Lange's presentation serves as an official response to the Committee on Retirement Policy, which offered four recommendations at the Nov. 11 Academic Council meeting. The committee, chaired by Professor of Sociology Angela O'Rand, sought a set of emeritus faculty benefits, financial planning programs for faculty members, an intermediate analysis of faculty demographics and the continuation of individualized retirement negotiations.
Lange responded favorably, in one way or another, to each of the committee's requests.
He released a statement that formally defines the status of emeritus faculty on such issues as access to libraries and athletics facilities, DukeCards and parking privileges. Many of the benefits have long existed but were never formally expressed.
"When this is put into the faculty handbook, [emeritus faculty] will have a clear list of what their rights and benefits are," Lange said.
He also announced the planned hiring of a new administrative staffer, the assistant for emeritus affairs, who will work in the provost's office and tend to emeritus inquiries and requests that fall outside of departmental jurisdiction.
Subsidized financial retirement planning is now in place on a trial basis, Lange said, with workshops beginning next week to help faculty members with financial management and planning. The workshops will be offered jointly by the University and TIAA-CREF, a financial services firm, and will be customized to meet the needs of the University faculty. An oversight committee has been established to provide feedback on the program.

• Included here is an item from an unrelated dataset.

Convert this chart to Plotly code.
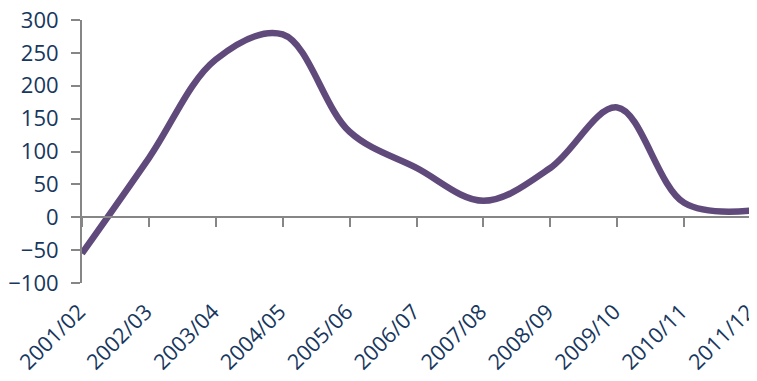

Lange also agreed to work with the Executive Committee of the Academic Council to provide an annual model of faculty demographics, and said retirement negotiations will remain individualized.
The afternoon's other major presentation was given by Dr. Michael Frank, chair of pediatrics and the clinical APT committee, focusing largely on educating the faculty on the differences between promotions and tenure in the Medical Center and in the University.
In addition, Frank and Vice Dean for Faculty and Academic Affairs Dr. Joseph Corless discussed the proportion of women among the various ranks of the Medical Center faculty. "We have a great [gender] disparity at the tenure track," Corless said.
Although female professors comprise only 20 percent of the 1,100 regular appointments at the Medical Center, and an even smaller percentage amongst higher-ranking faculty, data suggest trends toward more female representation.
Two African-American clinical chairs - the first in Medical Center history - were also recently hired, which Frank interpreted as a positive sign.